EXERCISE
Give every line again exactly as it appears, please, but not the pictures.

SOURCE DATA
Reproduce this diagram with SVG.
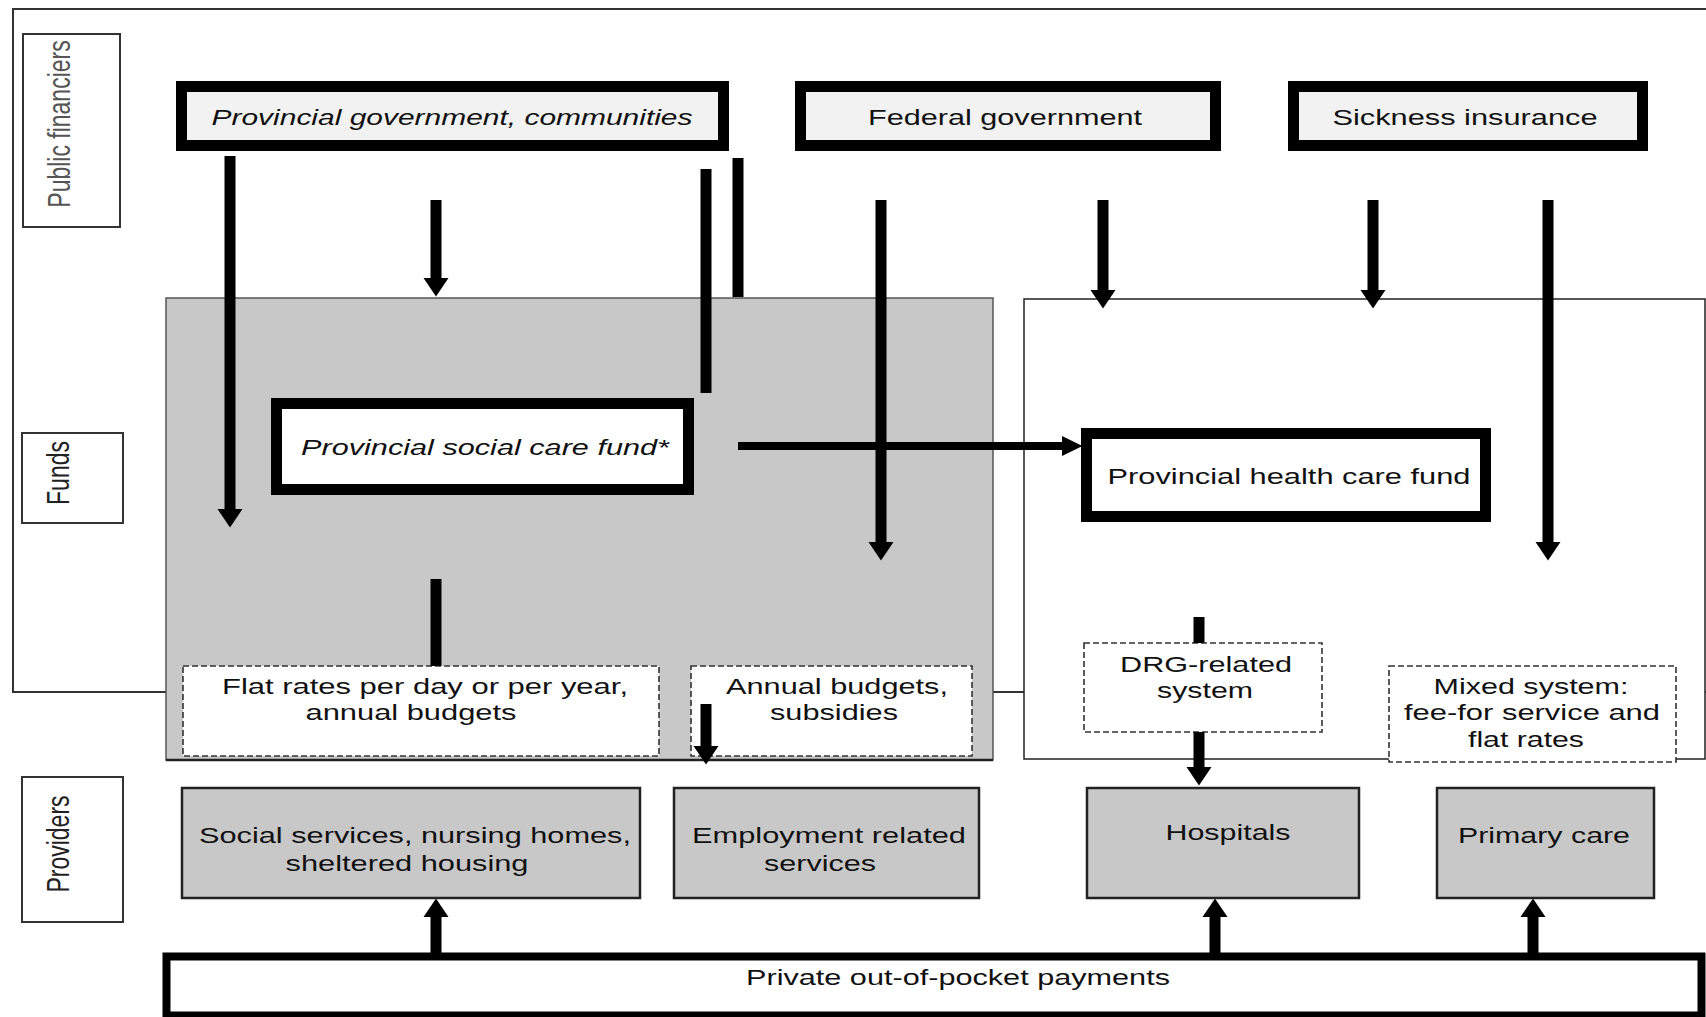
<svg xmlns="http://www.w3.org/2000/svg" width="1706" height="1017" viewBox="0 0 1706 1017">
<style>
.t{font-family:"Liberation Sans",Arial,Helvetica,sans-serif;font-size:22px;fill:#111;text-anchor:middle}
.i{font-style:italic}
.lbl{font-family:"Liberation Sans",Arial,Helvetica,sans-serif;font-size:23px;fill:#222;text-anchor:middle}
.pf{fill:#555}
.title rect{fill:#f2f2f2;stroke:#000;stroke-width:11}
.fund rect{fill:#fff;stroke:#000;stroke-width:11}
.prov rect{fill:#c8c8c8;stroke:#222;stroke-width:2.5}
.dash rect{fill:#fff;stroke:#333;stroke-width:1.6;stroke-dasharray:6 3}
.lab rect{fill:#fff;stroke:#333;stroke-width:2}
.v{stroke:#000;stroke-width:11;fill:none}
.h{stroke:#000;stroke-width:8;fill:none}
</style>
<defs>
<marker id="ah" viewBox="0 -13 19 26" refX="0" refY="0" markerWidth="19" markerHeight="26" markerUnits="userSpaceOnUse" orient="auto">
<path d="M0,-12.5 L18.5,0 L0,12.5 z" fill="#000"/>
</marker>
<marker id="ahh" viewBox="0 -11 21 22" refX="0" refY="0" markerWidth="21" markerHeight="22" markerUnits="userSpaceOnUse" orient="auto">
<path d="M0,-10 L20.5,0 L0,10 z" fill="#000"/>
</marker>
</defs>
<rect width="1706" height="1017" fill="#fff"/>

<g id="frame">
<rect x="13" y="9" width="1720" height="683" fill="none" stroke="#333" stroke-width="2"/>
</g>

<g id="label-public-financiers" class="lab">
<rect x="23" y="34" width="97" height="193"/>
<text class="lbl pf" transform="translate(70,124) scale(1.39,1) rotate(-90)">Public financiers</text>
</g>
<g id="label-funds" class="lab">
<rect x="22" y="433" width="101" height="90"/>
<text class="lbl" transform="translate(69,473) scale(1.39,1) rotate(-90)">Funds</text>
</g>
<g id="label-providers" class="lab">
<rect x="22" y="777" width="101" height="145"/>
<text class="lbl" transform="translate(69,844) scale(1.39,1) rotate(-90)">Providers</text>
</g>

<g id="region-social">
<rect x="166" y="298" width="827" height="462" fill="#c8c8c8" stroke="#555" stroke-width="1.5"/>
<line x1="166" y1="760" x2="993" y2="760" stroke="#222" stroke-width="2.5"/>
</g>
<g id="region-health">
<rect x="1024" y="299" width="681" height="460" fill="#fff" stroke="#222" stroke-width="1.5"/>
</g>

<g id="provincial-government" class="title">
<rect x="181.5" y="86.5" width="542" height="59"/>
<text class="t i" x="452" y="125" textLength="481" lengthAdjust="spacingAndGlyphs">Provincial government, communities</text>
</g>
<g id="federal-government" class="title">
<rect x="800.5" y="86.5" width="415" height="59"/>
<text class="t" x="1005" y="125" textLength="274" lengthAdjust="spacingAndGlyphs">Federal government</text>
</g>
<g id="sickness-insurance" class="title">
<rect x="1293.5" y="86.5" width="349" height="59"/>
<text class="t" x="1465" y="125" textLength="265" lengthAdjust="spacingAndGlyphs">Sickness insurance</text>
</g>

<g id="social-care-fund" class="fund">
<rect x="276.5" y="403.5" width="412" height="86"/>
<text class="t i" x="485" y="455" textLength="368" lengthAdjust="spacingAndGlyphs">Provincial social care fund*</text>
</g>
<g id="health-care-fund" class="fund">
<rect x="1086.5" y="433.5" width="399" height="83"/>
<text class="t" x="1289" y="484" textLength="363" lengthAdjust="spacingAndGlyphs">Provincial health care fund</text>
</g>

<g id="flat-rates" class="dash">
<rect x="183" y="666" width="476" height="90"/>
<text class="t" x="425" y="694" textLength="406" lengthAdjust="spacingAndGlyphs">Flat rates per day or per year,</text>
<text class="t" x="411" y="720" textLength="211" lengthAdjust="spacingAndGlyphs">annual budgets</text>
</g>
<g id="annual-budgets" class="dash">
<rect x="691" y="666" width="281" height="90"/>
<text class="t" x="837" y="694" textLength="222" lengthAdjust="spacingAndGlyphs">Annual budgets,</text>
<text class="t" x="834" y="720" textLength="128" lengthAdjust="spacingAndGlyphs">subsidies</text>
</g>
<g id="drg-system" class="dash">
<rect x="1084" y="643" width="238" height="89"/>
<text class="t" x="1206" y="672" textLength="172" lengthAdjust="spacingAndGlyphs">DRG-related</text>
<text class="t" x="1205" y="698" textLength="96" lengthAdjust="spacingAndGlyphs">system</text>
</g>
<g id="mixed-system" class="dash">
<rect x="1389" y="666" width="287" height="96"/>
<text class="t" x="1531" y="694" textLength="195" lengthAdjust="spacingAndGlyphs">Mixed system:</text>
<text class="t" x="1532" y="720" textLength="256" lengthAdjust="spacingAndGlyphs">fee-for service and</text>
<text class="t" x="1526" y="747" textLength="116" lengthAdjust="spacingAndGlyphs">flat rates</text>
</g>

<g id="social-services" class="prov">
<rect x="182" y="788" width="458" height="110"/>
<text class="t" x="415" y="843" textLength="432" lengthAdjust="spacingAndGlyphs">Social services, nursing homes,</text>
<text class="t" x="407" y="871" textLength="243" lengthAdjust="spacingAndGlyphs">sheltered housing</text>
</g>
<g id="employment-services" class="prov">
<rect x="674" y="788" width="305" height="110"/>
<text class="t" x="829" y="843" textLength="274" lengthAdjust="spacingAndGlyphs">Employment related</text>
<text class="t" x="820" y="871" textLength="112" lengthAdjust="spacingAndGlyphs">services</text>
</g>
<g id="hospitals" class="prov">
<rect x="1087" y="788" width="272" height="110"/>
<text class="t" x="1228" y="840" textLength="125" lengthAdjust="spacingAndGlyphs">Hospitals</text>
</g>
<g id="primary-care" class="prov">
<rect x="1437" y="788" width="217" height="110"/>
<text class="t" x="1544" y="843" textLength="172" lengthAdjust="spacingAndGlyphs">Primary care</text>
</g>

<g id="private-payments">
<rect x="166.5" y="956.5" width="1535" height="59" fill="#fff" stroke="#000" stroke-width="8"/>
<text class="t" x="958" y="985" textLength="424" lengthAdjust="spacingAndGlyphs">Private out-of-pocket payments</text>
</g>

<g id="connectors">
<path class="v" d="M230,156 V509" marker-end="url(#ah)"/>
<path class="v" d="M436,200 V278" marker-end="url(#ah)"/>
<path class="v" d="M706,169 V393"/>
<path class="v" d="M738,158 V297"/>
<path class="h" d="M738,446 H1062" marker-end="url(#ahh)"/>
<path class="v" d="M881,200 V542" marker-end="url(#ah)"/>
<path class="v" d="M1103,200 V290" marker-end="url(#ah)"/>
<path class="v" d="M1373,200 V290" marker-end="url(#ah)"/>
<path class="v" d="M1548,200 V542" marker-end="url(#ah)"/>
<path class="v" d="M436,579 V666"/>
<path class="v" d="M706,704 V746" marker-end="url(#ah)"/>
<path class="v" d="M1199,617 V643"/>
<path class="v" d="M1199,732 V767" marker-end="url(#ah)"/>
<path class="v" d="M436,953 V917" marker-end="url(#ah)"/>
<path class="v" d="M1215,953 V917" marker-end="url(#ah)"/>
<path class="v" d="M1533,953 V917" marker-end="url(#ah)"/>
</g>
</svg>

FULL RESPONSE
Reproduce this diagram with SVG.
<svg xmlns="http://www.w3.org/2000/svg" width="1706" height="1017" viewBox="0 0 1706 1017">
<style>
.t{font-family:"Liberation Sans",Arial,Helvetica,sans-serif;font-size:22px;fill:#111;text-anchor:middle}
.i{font-style:italic}
.lbl{font-family:"Liberation Sans",Arial,Helvetica,sans-serif;font-size:23px;fill:#222;text-anchor:middle}
.pf{fill:#555}
.title rect{fill:#f2f2f2;stroke:#000;stroke-width:11}
.fund rect{fill:#fff;stroke:#000;stroke-width:11}
.prov rect{fill:#c8c8c8;stroke:#222;stroke-width:2.5}
.dash rect{fill:#fff;stroke:#333;stroke-width:1.6;stroke-dasharray:6 3}
.lab rect{fill:#fff;stroke:#333;stroke-width:2}
.v{stroke:#000;stroke-width:11;fill:none}
.h{stroke:#000;stroke-width:8;fill:none}
</style>
<defs>
<marker id="ah" viewBox="0 -13 19 26" refX="0" refY="0" markerWidth="19" markerHeight="26" markerUnits="userSpaceOnUse" orient="auto">
<path d="M0,-12.5 L18.5,0 L0,12.5 z" fill="#000"/>
</marker>
<marker id="ahh" viewBox="0 -11 21 22" refX="0" refY="0" markerWidth="21" markerHeight="22" markerUnits="userSpaceOnUse" orient="auto">
<path d="M0,-10 L20.5,0 L0,10 z" fill="#000"/>
</marker>
</defs>
<rect width="1706" height="1017" fill="#fff"/>

<g id="frame">
<rect x="13" y="9" width="1720" height="683" fill="none" stroke="#333" stroke-width="2"/>
</g>

<g id="label-public-financiers" class="lab">
<rect x="23" y="34" width="97" height="193"/>
<text class="lbl pf" transform="translate(70,124) scale(1.39,1) rotate(-90)">Public financiers</text>
</g>
<g id="label-funds" class="lab">
<rect x="22" y="433" width="101" height="90"/>
<text class="lbl" transform="translate(69,473) scale(1.39,1) rotate(-90)">Funds</text>
</g>
<g id="label-providers" class="lab">
<rect x="22" y="777" width="101" height="145"/>
<text class="lbl" transform="translate(69,844) scale(1.39,1) rotate(-90)">Providers</text>
</g>

<g id="region-social">
<rect x="166" y="298" width="827" height="462" fill="#c8c8c8" stroke="#555" stroke-width="1.5"/>
<line x1="166" y1="760" x2="993" y2="760" stroke="#222" stroke-width="2.5"/>
</g>
<g id="region-health">
<rect x="1024" y="299" width="681" height="460" fill="#fff" stroke="#222" stroke-width="1.5"/>
</g>

<g id="provincial-government" class="title">
<rect x="181.5" y="86.5" width="542" height="59"/>
<text class="t i" x="452" y="125" textLength="481" lengthAdjust="spacingAndGlyphs">Provincial government, communities</text>
</g>
<g id="federal-government" class="title">
<rect x="800.5" y="86.5" width="415" height="59"/>
<text class="t" x="1005" y="125" textLength="274" lengthAdjust="spacingAndGlyphs">Federal government</text>
</g>
<g id="sickness-insurance" class="title">
<rect x="1293.5" y="86.5" width="349" height="59"/>
<text class="t" x="1465" y="125" textLength="265" lengthAdjust="spacingAndGlyphs">Sickness insurance</text>
</g>

<g id="social-care-fund" class="fund">
<rect x="276.5" y="403.5" width="412" height="86"/>
<text class="t i" x="485" y="455" textLength="368" lengthAdjust="spacingAndGlyphs">Provincial social care fund*</text>
</g>
<g id="health-care-fund" class="fund">
<rect x="1086.5" y="433.5" width="399" height="83"/>
<text class="t" x="1289" y="484" textLength="363" lengthAdjust="spacingAndGlyphs">Provincial health care fund</text>
</g>

<g id="flat-rates" class="dash">
<rect x="183" y="666" width="476" height="90"/>
<text class="t" x="425" y="694" textLength="406" lengthAdjust="spacingAndGlyphs">Flat rates per day or per year,</text>
<text class="t" x="411" y="720" textLength="211" lengthAdjust="spacingAndGlyphs">annual budgets</text>
</g>
<g id="annual-budgets" class="dash">
<rect x="691" y="666" width="281" height="90"/>
<text class="t" x="837" y="694" textLength="222" lengthAdjust="spacingAndGlyphs">Annual budgets,</text>
<text class="t" x="834" y="720" textLength="128" lengthAdjust="spacingAndGlyphs">subsidies</text>
</g>
<g id="drg-system" class="dash">
<rect x="1084" y="643" width="238" height="89"/>
<text class="t" x="1206" y="672" textLength="172" lengthAdjust="spacingAndGlyphs">DRG-related</text>
<text class="t" x="1205" y="698" textLength="96" lengthAdjust="spacingAndGlyphs">system</text>
</g>
<g id="mixed-system" class="dash">
<rect x="1389" y="666" width="287" height="96"/>
<text class="t" x="1531" y="694" textLength="195" lengthAdjust="spacingAndGlyphs">Mixed system:</text>
<text class="t" x="1532" y="720" textLength="256" lengthAdjust="spacingAndGlyphs">fee-for service and</text>
<text class="t" x="1526" y="747" textLength="116" lengthAdjust="spacingAndGlyphs">flat rates</text>
</g>

<g id="social-services" class="prov">
<rect x="182" y="788" width="458" height="110"/>
<text class="t" x="415" y="843" textLength="432" lengthAdjust="spacingAndGlyphs">Social services, nursing homes,</text>
<text class="t" x="407" y="871" textLength="243" lengthAdjust="spacingAndGlyphs">sheltered housing</text>
</g>
<g id="employment-services" class="prov">
<rect x="674" y="788" width="305" height="110"/>
<text class="t" x="829" y="843" textLength="274" lengthAdjust="spacingAndGlyphs">Employment related</text>
<text class="t" x="820" y="871" textLength="112" lengthAdjust="spacingAndGlyphs">services</text>
</g>
<g id="hospitals" class="prov">
<rect x="1087" y="788" width="272" height="110"/>
<text class="t" x="1228" y="840" textLength="125" lengthAdjust="spacingAndGlyphs">Hospitals</text>
</g>
<g id="primary-care" class="prov">
<rect x="1437" y="788" width="217" height="110"/>
<text class="t" x="1544" y="843" textLength="172" lengthAdjust="spacingAndGlyphs">Primary care</text>
</g>

<g id="private-payments">
<rect x="166.5" y="956.5" width="1535" height="59" fill="#fff" stroke="#000" stroke-width="8"/>
<text class="t" x="958" y="985" textLength="424" lengthAdjust="spacingAndGlyphs">Private out-of-pocket payments</text>
</g>

<g id="connectors">
<path class="v" d="M230,156 V509" marker-end="url(#ah)"/>
<path class="v" d="M436,200 V278" marker-end="url(#ah)"/>
<path class="v" d="M706,169 V393"/>
<path class="v" d="M738,158 V297"/>
<path class="h" d="M738,446 H1062" marker-end="url(#ahh)"/>
<path class="v" d="M881,200 V542" marker-end="url(#ah)"/>
<path class="v" d="M1103,200 V290" marker-end="url(#ah)"/>
<path class="v" d="M1373,200 V290" marker-end="url(#ah)"/>
<path class="v" d="M1548,200 V542" marker-end="url(#ah)"/>
<path class="v" d="M436,579 V666"/>
<path class="v" d="M706,704 V746" marker-end="url(#ah)"/>
<path class="v" d="M1199,617 V643"/>
<path class="v" d="M1199,732 V767" marker-end="url(#ah)"/>
<path class="v" d="M436,953 V917" marker-end="url(#ah)"/>
<path class="v" d="M1215,953 V917" marker-end="url(#ah)"/>
<path class="v" d="M1533,953 V917" marker-end="url(#ah)"/>
</g>
</svg>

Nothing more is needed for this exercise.